Task directions: For the data below, transcribe the part that opens with the line containing "Reproduce this diagram with TikZ." and closes with the line containing "(0,0) rectangle (616,342);", exactly and with no pictures.

Entries shown:
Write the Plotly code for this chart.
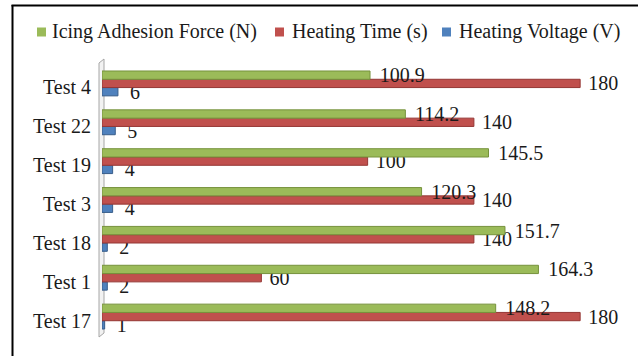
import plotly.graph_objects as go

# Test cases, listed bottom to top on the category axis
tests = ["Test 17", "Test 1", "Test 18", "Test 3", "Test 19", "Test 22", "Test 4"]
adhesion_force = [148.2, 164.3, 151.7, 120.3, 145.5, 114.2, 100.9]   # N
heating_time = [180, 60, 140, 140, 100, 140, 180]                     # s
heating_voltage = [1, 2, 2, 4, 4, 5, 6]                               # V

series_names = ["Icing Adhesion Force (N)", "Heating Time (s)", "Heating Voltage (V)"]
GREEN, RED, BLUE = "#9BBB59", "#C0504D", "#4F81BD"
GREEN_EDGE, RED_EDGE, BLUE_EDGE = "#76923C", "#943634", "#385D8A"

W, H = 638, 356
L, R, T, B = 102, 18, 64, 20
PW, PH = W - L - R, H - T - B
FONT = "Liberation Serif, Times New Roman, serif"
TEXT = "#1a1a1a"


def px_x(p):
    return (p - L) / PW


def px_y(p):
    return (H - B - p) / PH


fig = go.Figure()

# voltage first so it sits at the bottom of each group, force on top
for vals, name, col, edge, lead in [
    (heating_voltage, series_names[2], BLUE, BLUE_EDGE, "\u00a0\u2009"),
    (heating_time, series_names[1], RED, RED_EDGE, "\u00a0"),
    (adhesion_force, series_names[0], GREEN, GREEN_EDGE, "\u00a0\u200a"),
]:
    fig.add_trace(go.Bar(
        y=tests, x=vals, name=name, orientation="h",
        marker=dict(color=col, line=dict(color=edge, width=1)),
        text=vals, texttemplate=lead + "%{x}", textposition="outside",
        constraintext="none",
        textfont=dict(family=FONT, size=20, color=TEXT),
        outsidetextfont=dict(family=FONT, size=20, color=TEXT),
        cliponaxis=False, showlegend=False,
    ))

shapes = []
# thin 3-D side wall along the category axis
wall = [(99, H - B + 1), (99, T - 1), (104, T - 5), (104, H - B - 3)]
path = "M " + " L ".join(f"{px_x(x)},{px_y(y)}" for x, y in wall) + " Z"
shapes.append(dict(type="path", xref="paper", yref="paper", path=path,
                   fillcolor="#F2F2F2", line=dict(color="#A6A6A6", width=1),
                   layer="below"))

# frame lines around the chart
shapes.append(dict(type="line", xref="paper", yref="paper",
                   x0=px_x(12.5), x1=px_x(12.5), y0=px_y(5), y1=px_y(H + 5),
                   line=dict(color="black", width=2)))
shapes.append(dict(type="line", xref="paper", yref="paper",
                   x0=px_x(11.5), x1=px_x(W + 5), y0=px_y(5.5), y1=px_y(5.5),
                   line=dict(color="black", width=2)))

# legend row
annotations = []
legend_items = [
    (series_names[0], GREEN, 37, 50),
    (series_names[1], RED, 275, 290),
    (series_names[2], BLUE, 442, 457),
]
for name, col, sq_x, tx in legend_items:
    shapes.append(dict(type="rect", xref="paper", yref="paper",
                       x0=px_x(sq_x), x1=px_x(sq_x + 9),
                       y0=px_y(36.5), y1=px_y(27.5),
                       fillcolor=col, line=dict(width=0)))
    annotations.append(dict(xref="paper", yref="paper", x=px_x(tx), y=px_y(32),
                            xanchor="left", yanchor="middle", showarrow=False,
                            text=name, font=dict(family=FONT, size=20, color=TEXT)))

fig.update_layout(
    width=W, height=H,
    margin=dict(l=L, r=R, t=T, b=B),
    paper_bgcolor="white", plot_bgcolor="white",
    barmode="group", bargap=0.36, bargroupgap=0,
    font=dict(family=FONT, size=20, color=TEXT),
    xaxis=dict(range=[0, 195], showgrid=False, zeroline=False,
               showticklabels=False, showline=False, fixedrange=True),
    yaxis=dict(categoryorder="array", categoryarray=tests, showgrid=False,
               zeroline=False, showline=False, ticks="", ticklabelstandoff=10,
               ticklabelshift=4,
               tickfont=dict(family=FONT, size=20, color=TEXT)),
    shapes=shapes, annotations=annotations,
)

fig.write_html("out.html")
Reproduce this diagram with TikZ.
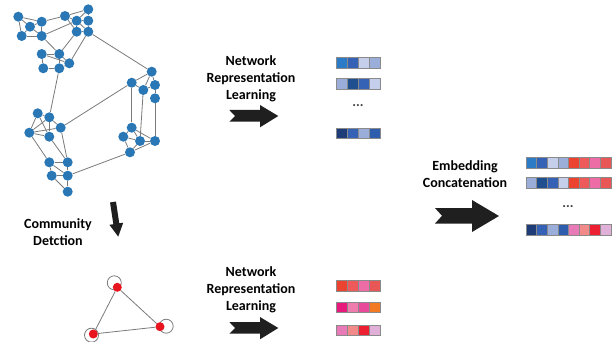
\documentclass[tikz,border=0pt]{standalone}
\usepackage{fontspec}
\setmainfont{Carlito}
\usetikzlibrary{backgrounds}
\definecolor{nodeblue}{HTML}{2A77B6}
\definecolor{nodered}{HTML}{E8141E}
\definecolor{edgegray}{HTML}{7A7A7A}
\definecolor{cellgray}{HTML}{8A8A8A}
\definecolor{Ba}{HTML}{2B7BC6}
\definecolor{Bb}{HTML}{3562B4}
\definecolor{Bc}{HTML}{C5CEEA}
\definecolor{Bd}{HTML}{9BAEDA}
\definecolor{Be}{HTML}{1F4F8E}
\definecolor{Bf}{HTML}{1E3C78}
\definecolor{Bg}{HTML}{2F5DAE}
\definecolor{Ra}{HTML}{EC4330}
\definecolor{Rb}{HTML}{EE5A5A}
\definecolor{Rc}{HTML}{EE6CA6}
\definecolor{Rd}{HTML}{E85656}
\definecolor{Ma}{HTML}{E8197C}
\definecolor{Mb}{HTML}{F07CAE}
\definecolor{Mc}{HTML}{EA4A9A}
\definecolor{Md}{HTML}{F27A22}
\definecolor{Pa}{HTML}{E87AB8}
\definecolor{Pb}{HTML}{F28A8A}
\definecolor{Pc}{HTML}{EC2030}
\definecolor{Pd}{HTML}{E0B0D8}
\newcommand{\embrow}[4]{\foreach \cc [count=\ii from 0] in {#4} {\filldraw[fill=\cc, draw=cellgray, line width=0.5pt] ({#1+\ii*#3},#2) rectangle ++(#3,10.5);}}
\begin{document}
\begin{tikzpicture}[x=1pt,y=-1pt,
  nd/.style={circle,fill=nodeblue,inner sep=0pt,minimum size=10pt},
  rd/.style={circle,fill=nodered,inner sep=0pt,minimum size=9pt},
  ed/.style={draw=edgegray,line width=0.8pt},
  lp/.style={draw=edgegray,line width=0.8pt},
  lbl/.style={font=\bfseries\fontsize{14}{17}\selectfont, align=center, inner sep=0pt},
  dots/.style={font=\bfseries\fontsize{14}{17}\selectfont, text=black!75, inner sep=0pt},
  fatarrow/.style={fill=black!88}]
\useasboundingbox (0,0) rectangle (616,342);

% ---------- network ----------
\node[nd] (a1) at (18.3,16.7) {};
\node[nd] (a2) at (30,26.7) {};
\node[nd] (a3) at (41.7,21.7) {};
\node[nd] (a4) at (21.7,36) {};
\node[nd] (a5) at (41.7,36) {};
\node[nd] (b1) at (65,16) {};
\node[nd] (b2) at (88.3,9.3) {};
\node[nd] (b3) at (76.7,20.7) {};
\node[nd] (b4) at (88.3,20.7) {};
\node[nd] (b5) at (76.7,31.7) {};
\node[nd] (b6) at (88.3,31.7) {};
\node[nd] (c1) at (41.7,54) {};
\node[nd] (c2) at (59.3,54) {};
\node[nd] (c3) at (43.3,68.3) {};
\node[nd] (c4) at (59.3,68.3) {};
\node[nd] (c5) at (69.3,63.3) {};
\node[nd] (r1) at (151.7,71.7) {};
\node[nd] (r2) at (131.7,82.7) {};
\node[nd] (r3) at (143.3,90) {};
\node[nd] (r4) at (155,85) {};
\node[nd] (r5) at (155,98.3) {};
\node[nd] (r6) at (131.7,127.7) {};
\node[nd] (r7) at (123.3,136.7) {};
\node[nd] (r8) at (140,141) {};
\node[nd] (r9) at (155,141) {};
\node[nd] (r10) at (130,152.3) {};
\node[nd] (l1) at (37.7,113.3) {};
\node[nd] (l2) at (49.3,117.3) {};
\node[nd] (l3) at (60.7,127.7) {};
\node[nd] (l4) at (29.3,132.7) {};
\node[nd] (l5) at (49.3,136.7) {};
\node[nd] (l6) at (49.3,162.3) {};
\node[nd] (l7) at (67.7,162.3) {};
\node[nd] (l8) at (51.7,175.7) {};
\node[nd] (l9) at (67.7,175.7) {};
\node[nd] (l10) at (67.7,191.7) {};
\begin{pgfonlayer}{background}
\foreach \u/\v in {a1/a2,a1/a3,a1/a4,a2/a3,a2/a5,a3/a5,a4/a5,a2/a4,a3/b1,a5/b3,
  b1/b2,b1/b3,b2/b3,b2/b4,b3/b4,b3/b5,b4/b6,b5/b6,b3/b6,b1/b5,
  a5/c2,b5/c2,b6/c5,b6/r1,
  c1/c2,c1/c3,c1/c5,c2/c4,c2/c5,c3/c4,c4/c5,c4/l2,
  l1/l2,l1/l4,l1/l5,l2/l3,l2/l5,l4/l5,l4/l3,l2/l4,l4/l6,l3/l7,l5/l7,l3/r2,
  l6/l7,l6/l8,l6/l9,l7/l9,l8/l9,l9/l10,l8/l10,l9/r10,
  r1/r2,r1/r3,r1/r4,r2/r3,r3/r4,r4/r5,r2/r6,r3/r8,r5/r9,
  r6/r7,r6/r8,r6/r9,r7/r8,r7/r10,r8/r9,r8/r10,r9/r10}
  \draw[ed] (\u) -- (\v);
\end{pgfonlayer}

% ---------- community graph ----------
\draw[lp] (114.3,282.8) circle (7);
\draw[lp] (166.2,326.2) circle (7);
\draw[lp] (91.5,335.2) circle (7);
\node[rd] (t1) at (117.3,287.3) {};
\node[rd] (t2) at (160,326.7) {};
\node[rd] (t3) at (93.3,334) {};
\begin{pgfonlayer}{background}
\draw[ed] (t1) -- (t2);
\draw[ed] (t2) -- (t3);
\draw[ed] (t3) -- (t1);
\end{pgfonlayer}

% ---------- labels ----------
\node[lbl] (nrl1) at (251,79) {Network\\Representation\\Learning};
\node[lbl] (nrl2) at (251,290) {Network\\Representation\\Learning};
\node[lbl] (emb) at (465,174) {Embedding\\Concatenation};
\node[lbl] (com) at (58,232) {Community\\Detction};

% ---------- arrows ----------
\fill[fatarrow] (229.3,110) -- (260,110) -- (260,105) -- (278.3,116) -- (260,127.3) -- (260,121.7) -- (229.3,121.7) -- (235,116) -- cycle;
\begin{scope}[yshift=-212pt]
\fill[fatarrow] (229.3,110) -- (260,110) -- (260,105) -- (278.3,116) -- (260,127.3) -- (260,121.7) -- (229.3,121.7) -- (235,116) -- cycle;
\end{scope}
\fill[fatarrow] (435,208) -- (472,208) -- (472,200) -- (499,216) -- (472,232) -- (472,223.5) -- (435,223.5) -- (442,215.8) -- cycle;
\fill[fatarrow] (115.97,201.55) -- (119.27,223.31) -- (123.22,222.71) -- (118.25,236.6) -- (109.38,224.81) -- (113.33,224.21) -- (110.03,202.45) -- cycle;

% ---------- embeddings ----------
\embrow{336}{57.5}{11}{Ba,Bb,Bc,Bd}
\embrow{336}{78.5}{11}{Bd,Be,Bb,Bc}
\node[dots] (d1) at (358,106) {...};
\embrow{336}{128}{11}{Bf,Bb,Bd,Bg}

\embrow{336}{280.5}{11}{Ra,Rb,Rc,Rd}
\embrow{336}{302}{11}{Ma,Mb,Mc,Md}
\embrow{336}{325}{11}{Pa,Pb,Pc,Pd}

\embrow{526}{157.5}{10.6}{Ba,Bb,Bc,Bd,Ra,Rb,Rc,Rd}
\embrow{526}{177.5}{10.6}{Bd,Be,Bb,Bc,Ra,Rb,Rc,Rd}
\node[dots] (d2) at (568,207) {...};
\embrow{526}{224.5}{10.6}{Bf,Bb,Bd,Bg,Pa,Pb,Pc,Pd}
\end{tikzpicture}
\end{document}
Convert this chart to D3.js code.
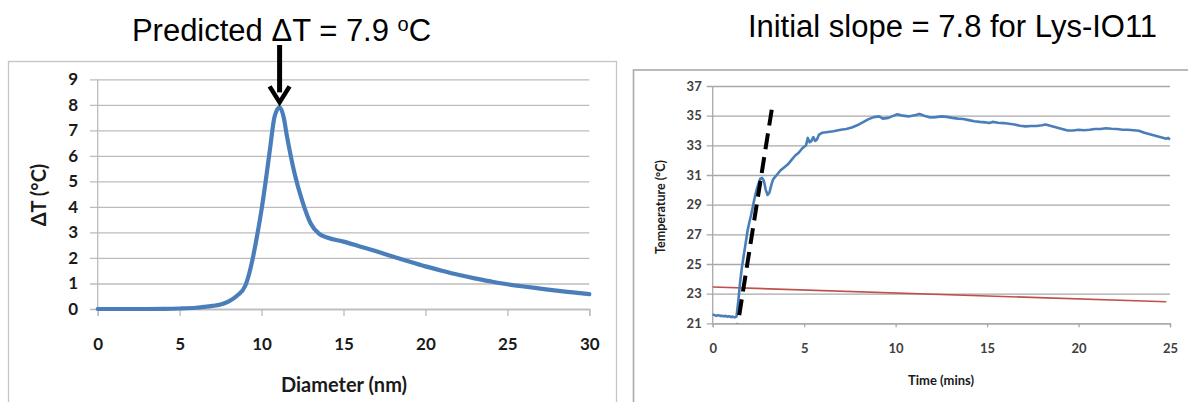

Right answer:
Reproduce this diagram with TikZ.
\documentclass[tikz,border=0pt]{standalone}
\usepackage{fontspec}
\setmainfont{Carlito}
\usetikzlibrary{backgrounds}
\definecolor{nodeblue}{HTML}{2A77B6}
\definecolor{nodered}{HTML}{E8141E}
\definecolor{edgegray}{HTML}{7A7A7A}
\definecolor{cellgray}{HTML}{8A8A8A}
\definecolor{Ba}{HTML}{2B7BC6}
\definecolor{Bb}{HTML}{3562B4}
\definecolor{Bc}{HTML}{C5CEEA}
\definecolor{Bd}{HTML}{9BAEDA}
\definecolor{Be}{HTML}{1F4F8E}
\definecolor{Bf}{HTML}{1E3C78}
\definecolor{Bg}{HTML}{2F5DAE}
\definecolor{Ra}{HTML}{EC4330}
\definecolor{Rb}{HTML}{EE5A5A}
\definecolor{Rc}{HTML}{EE6CA6}
\definecolor{Rd}{HTML}{E85656}
\definecolor{Ma}{HTML}{E8197C}
\definecolor{Mb}{HTML}{F07CAE}
\definecolor{Mc}{HTML}{EA4A9A}
\definecolor{Md}{HTML}{F27A22}
\definecolor{Pa}{HTML}{E87AB8}
\definecolor{Pb}{HTML}{F28A8A}
\definecolor{Pc}{HTML}{EC2030}
\definecolor{Pd}{HTML}{E0B0D8}
\newcommand{\embrow}[4]{\foreach \cc [count=\ii from 0] in {#4} {\filldraw[fill=\cc, draw=cellgray, line width=0.5pt] ({#1+\ii*#3},#2) rectangle ++(#3,10.5);}}
\begin{document}
\begin{tikzpicture}[x=1pt,y=-1pt,
  nd/.style={circle,fill=nodeblue,inner sep=0pt,minimum size=10pt},
  rd/.style={circle,fill=nodered,inner sep=0pt,minimum size=9pt},
  ed/.style={draw=edgegray,line width=0.8pt},
  lp/.style={draw=edgegray,line width=0.8pt},
  lbl/.style={font=\bfseries\fontsize{14}{17}\selectfont, align=center, inner sep=0pt},
  dots/.style={font=\bfseries\fontsize{14}{17}\selectfont, text=black!75, inner sep=0pt},
  fatarrow/.style={fill=black!88}]
\useasboundingbox (0,0) rectangle (616,342);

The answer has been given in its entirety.